Soru hazırlamak, baskı makinesinde fotokopi çekmek için gelen öğretmenler, her geldiklerinde benimle karşılaşınca, hocam, senden nasıl kurtulacağız derlerdi. Ben de çok kolay derdim. Nasıl dediklerinde, bizim hocamız Hizbullahçı diye şikayet edeceksiniz. Polis sorgusuz sualsiz beni götürür. Ben kendimi anlatıncaya kadar ne süre içeride kalırım, bunu şimdiden ben bile kestiremiyorum derdim. Her düşünceden öğretmenin, aralarında anlaşmışçasına dedikleri, ağzını hayır aç hocam oldu. Mesai arkadaşlarım doğru söylüyorlardı. Hayır konuşmalıydım. Zira şakası bile aylarca, yıllarca içeride kalmama mal olabilirdi. Düşünce yapım onlara uymasa da çoğunun dini duyarlılığı olmasa da zan ile hareket etmediler, iftira atmadılar. 

Bugün falan Hizbullahçı dense çoğu kimse güler geçer.
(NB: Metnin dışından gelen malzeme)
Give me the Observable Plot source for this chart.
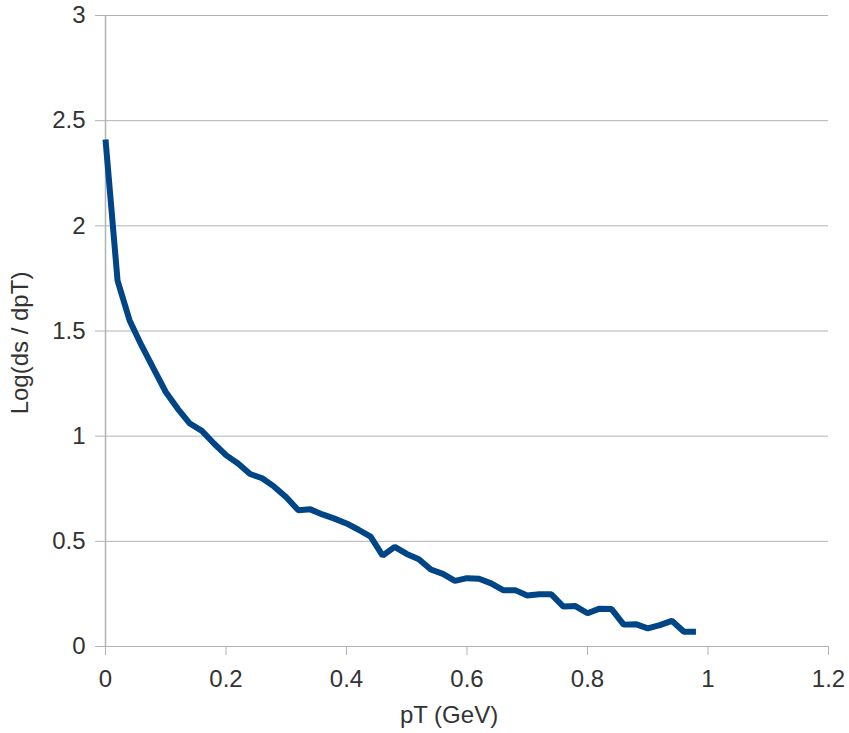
<!DOCTYPE html>
<html>
<head>
<meta charset="utf-8">
<script src="https://cdn.jsdelivr.net/npm/d3@7"></script>
<script src="https://cdn.jsdelivr.net/npm/@observablehq/plot@0.6"></script>
<style>
  html, body { margin: 0; padding: 0; background: #fff; }
  #chart { width: 849px; height: 733px; }
</style>
</head>
<body>
<div id="chart"></div>
<script>
// Transverse momentum bins (GeV)
const pT = [
  0.00, 0.02, 0.04, 0.06, 0.08, 0.10, 0.12, 0.14, 0.16, 0.18,
  0.20, 0.22, 0.24, 0.26, 0.28, 0.30, 0.32, 0.34, 0.36, 0.38,
  0.40, 0.42, 0.44, 0.46, 0.48, 0.50, 0.52, 0.54, 0.56, 0.58,
  0.60, 0.62, 0.64, 0.66, 0.68, 0.70, 0.72, 0.74, 0.76, 0.78,
  0.80, 0.82, 0.84, 0.86, 0.88, 0.90, 0.92, 0.94, 0.96, 0.98
];
// Log of the differential cross-section in each bin
const logDsDpT = [
  2.41, 1.74, 1.55, 1.43, 1.32, 1.21, 1.13, 1.06, 1.025, 0.965,
  0.91, 0.87, 0.82, 0.80, 0.76, 0.71, 0.648, 0.652, 0.628, 0.608,
  0.585, 0.555, 0.522, 0.432, 0.474, 0.44, 0.415, 0.366, 0.345, 0.312,
  0.325, 0.322, 0.300, 0.268, 0.268, 0.242, 0.248, 0.248, 0.190, 0.192,
  0.158, 0.180, 0.178, 0.104, 0.106, 0.086, 0.102, 0.122, 0.070, 0.070
];
const xTicks = [0, 0.2, 0.4, 0.6, 0.8, 1, 1.2];
const yTicks = [0, 0.5, 1, 1.5, 2, 2.5, 3];

const data = pT.map((x, i) => ({x, y: logDsDpT[i]}));

const gridColor = "#b3b3b3";
const textColor = "#333333";
const font = "'Liberation Sans', Arial, sans-serif";
const fs = 24;

const chart = Plot.plot({
  width: 849,
  height: 733,
  marginLeft: 105,
  marginRight: 21,
  marginTop: 15,
  marginBottom: 87,
  style: {fontFamily: font, fontSize: fs + "px", color: textColor, background: "#fff"},
  x: {domain: [0, 1.2]},
  y: {domain: [0, 3]},
  marks: [
    Plot.ruleY(yTicks.filter(d => d > 0), {stroke: gridColor, strokeWidth: 1}),
    Plot.ruleY([0], {stroke: gridColor, strokeWidth: 1}),
    Plot.ruleX([0], {stroke: gridColor, strokeWidth: 1.5}),
    Plot.axisY({
      ticks: yTicks, tickSize: 10, tickPadding: 10, stroke: gridColor,
      tickFormat: d => String(d), label: null, fill: textColor, fontSize: fs
    }),
    Plot.axisX({
      ticks: xTicks, tickSize: 9, tickPadding: 14, stroke: gridColor,
      tickFormat: d => String(d), label: null, fill: textColor, fontSize: fs
    }),
    Plot.text(["pT (GeV)"], {
      frameAnchor: "bottom", textAnchor: "middle", dx: -18, dy: 76,
      fill: textColor, fontSize: fs
    }),
    Plot.text(["Log(ds / dpT)"], {
      frameAnchor: "left", textAnchor: "middle", dx: -85, dy: 12,
      rotate: -90, fill: textColor, fontSize: fs
    }),
    Plot.line(data, {
      x: "x", y: "y", stroke: "#004586", strokeWidth: 6,
      strokeLinejoin: "miter", strokeLinecap: "butt"
    })
  ]
});
document.getElementById("chart").append(chart);
</script>
</body>
</html>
Hizbullahçı mı kaldı derler. Tıpkı dün Ergenekoncu dendiği zaman zaman birilerinin haklı veya haksız içeriye atıldığı gibi. Sonra öğrendik ki Ergenekon diye bir örgüt yokmuş. Bugün geçer akçe de FETÖ'dür. FETÖ var mı? Var. Sinsi bir örgüt mü? Evet. Bunlarla mücadele edilmeli mi? Kesinlikle. Yalnız FETÖ'cü olmasan bile biri falan FETÖ'cü deyiversin yeter. Gerçek ortaya çıkıncaya kadar postu deldirmemek hiçten bile değil. Hasılı dün Hizbullah, sonrasında Ergenekon, bugün de FETÖ var. Temenni etmeyiz ama yarın ne tür bir örgüt çıkar bilinmez. Bu arada bu örgütler çok masum ve böyle bir örgüt yok iddiasında değilim. Ateşin olmadığı yerde duman çıkmaz. Şiddet uygulayan, kan akıtan hangi örgüt olursa olsun mücadele edilmeli ve sorumluları cezasını çekmeli. Yalnız bu mücadelenin zaman zaman kapsamının çok genişletildiği, sulandırıldığı, haklı-haksız ayrımı yapılmadan mağduriyetler oluşturulduğu, zan, duyum ve iftira ile hareket edildiği, bazılarının masum olduğu, bazılarının ise suçlu olduğu halde ceza almadığına dair kamuoyunda bir kanı olduğunu burada söylemek isterim.

Anekdotu anlattım, üzerine biraz karaladım. Şimdi Hizbullah ve Ergenekon'u bir tarafa bırakıp sadede geleyim. Bugün FETÖ ile mücadele ilk başlardaki hızı kadar olmasa da devam ediyor. Dikkat çekmek istediğim husus, başta bazı siyasiler olmak üzere FETÖ üzerinden birbirlerine FETÖ ithamında bulunmaları, falanın FETÖ'cülüğü araştırılsın denmesi, FETÖ ağzı ile konuşuyor. O mu? O zaten FETÖ'cü damgalamaları, toplumun her katmanında gırla gidiyor. Her farklı düşünenle ilgili maalesef aynı terane. Hoş mu bu? Değil elbet. İşin garibi bu ithamlara dair herhangi bir işlem yapılmıyor. Aslı astarı olmadığı halde kişilere yapılan isnatların dinen sakıncalı olduğunu dindar ve mütedeyyin insanlar iyi bilir. Bu konuda dini hassasiyeti olmayanların gösterdiği hassasiyete en fazla kendisini dindar ve mütedeyyin diye tanımlayan insanların hassasiyet göstermesi beklenir.